Part I is made up of five chapters that cover the fundamental components in Hadoop and should be read before tackling later chapters. Chapter 1 (this chapter) is a high-level introduction to Hadoop. Chapter 2 provides an introduction to MapReduce. Chapter 3 looks at Hadoop filesystems, and in particular HDFS, in depth. Chapter 4 discusses YARN, Hadoop’s cluster resource management system. Chapter 5 covers the I/O building blocks in Hadoop: data integrity, compression, serialization, and file-based data structures.
Part II has four chapters that cover MapReduce in depth. They provide useful understanding for later chapters (such as the data processing chapters in Part IV), but could be skipped on a first reading. Chapter 6 goes through the practical steps needed to develop a MapReduce application. Chapter 7 looks at how MapReduce is implemented in Hadoop, from the point of view of a user. Chapter 8 is about the MapReduce programming model and the various data formats that MapReduce can work with. Chapter 9 is on advanced MapReduce topics, including sorting and joining data.
Part III concerns the administration of Hadoop: Chapters 10 and 11 describe how to set up and maintain a Hadoop cluster running HDFS and MapReduce on YARN. Part IV of the book is dedicated to projects that build on Hadoop or are closely related to it. Each chapter covers one project and is largely independent of the other chapters in this part, so they can be read in any order.
The first two chapters in this part are about data formats. Chapter 12 looks at Avro, a cross-language data serialization library for Hadoop, and Chapter 13 covers Parquet, an efficient columnar storage format for nested data.
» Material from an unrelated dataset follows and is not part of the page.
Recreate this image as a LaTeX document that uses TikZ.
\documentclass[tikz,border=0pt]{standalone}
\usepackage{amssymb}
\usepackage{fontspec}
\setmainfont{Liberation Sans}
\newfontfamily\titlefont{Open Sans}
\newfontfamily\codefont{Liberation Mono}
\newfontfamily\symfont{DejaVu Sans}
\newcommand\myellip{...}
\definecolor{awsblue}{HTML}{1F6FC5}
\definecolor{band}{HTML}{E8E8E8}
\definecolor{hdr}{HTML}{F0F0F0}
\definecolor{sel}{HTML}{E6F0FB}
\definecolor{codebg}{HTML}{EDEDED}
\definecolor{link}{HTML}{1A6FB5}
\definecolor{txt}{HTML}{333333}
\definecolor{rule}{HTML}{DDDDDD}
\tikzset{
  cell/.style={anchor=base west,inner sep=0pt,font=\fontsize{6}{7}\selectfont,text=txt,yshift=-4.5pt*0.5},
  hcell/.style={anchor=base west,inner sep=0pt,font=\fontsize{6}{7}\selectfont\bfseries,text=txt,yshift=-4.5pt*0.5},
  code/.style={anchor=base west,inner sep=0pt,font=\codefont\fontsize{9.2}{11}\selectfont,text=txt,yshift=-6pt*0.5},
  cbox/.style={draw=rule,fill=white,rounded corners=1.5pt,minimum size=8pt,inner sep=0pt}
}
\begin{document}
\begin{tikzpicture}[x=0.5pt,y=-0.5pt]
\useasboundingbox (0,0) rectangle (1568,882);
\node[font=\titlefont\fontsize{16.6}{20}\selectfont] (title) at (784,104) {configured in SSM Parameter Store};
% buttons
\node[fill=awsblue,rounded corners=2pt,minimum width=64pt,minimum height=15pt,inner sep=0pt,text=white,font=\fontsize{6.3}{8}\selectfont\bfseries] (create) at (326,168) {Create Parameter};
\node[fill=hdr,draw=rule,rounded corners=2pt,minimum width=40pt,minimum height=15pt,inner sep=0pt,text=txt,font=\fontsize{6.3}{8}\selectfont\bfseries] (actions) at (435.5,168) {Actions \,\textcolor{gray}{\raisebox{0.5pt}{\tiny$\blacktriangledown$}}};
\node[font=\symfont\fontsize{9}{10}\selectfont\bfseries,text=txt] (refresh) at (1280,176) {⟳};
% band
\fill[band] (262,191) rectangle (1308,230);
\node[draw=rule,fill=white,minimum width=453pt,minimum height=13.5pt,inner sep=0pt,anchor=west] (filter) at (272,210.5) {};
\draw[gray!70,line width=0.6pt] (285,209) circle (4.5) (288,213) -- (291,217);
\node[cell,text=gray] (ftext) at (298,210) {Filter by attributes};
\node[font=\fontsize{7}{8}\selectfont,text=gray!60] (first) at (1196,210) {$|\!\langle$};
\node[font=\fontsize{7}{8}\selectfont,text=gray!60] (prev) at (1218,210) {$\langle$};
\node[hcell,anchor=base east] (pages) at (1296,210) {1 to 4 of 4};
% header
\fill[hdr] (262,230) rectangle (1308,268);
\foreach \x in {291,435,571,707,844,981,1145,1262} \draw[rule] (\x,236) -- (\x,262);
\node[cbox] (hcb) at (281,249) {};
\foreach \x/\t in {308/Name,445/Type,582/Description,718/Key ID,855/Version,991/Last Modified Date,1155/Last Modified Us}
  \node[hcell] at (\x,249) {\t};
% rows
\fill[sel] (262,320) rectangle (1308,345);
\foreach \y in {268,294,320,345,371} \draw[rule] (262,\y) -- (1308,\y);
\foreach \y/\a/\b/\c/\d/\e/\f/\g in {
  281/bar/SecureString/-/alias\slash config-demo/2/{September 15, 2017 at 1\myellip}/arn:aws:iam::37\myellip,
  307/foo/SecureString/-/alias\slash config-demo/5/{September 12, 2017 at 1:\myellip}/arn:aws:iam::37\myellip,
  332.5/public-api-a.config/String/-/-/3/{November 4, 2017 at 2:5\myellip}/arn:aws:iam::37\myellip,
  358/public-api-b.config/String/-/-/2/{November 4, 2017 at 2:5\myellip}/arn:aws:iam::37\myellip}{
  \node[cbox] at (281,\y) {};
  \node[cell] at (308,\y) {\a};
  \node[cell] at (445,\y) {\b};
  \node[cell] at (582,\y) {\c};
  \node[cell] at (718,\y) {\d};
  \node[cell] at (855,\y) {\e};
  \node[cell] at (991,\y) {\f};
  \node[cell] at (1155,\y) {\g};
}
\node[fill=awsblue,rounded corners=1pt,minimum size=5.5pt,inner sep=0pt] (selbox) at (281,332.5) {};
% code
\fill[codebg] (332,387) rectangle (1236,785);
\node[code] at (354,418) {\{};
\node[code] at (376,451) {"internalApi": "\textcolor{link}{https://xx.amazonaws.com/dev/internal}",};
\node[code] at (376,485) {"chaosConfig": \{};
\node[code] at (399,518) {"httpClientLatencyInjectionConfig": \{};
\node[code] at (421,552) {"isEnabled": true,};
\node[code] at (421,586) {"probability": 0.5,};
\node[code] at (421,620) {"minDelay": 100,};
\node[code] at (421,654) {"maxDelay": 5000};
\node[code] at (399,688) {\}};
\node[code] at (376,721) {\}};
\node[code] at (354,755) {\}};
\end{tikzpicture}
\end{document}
The next two chapters look at data ingestion, or how to get your data into Hadoop. Chapter 14 is about Flume, for high-volume ingestion of streaming data. Chapter 15 is about Sqoop, for efficient bulk transfer of data between structured data stores (like relational databases) and HDFS.
The common theme of the next four chapters is data processing, and in particular using higher-level abstractions than MapReduce. Pig (Chapter 16) is a data flow language for exploring very large datasets. Hive (Chapter 17) is a data warehouse for managing data stored in HDFS and provides a query language based on SQL. Crunch (Chapter 18) is a high-level Java API for writing data processing pipelines that can run on MapReduce or Spark. Spark (Chapter 19) is a cluster computing framework for large-scale data processing; it provides a directed acyclic graph (DAG) engine, and APIs in Scala, Java, and Python.
Chapter 20 is an introduction to HBase, a distributed column-oriented real-time database that uses HDFS for its underlying storage. And Chapter 21 is about ZooKeeper, a distributed, highly available coordination service that provides useful primitives for building distributed applications.
Finally, Part V is a collection of case studies contributed by people using Hadoop in interesting ways.
Supplementary information about Hadoop, such as how to install it on your machine, can be found in the appendixes.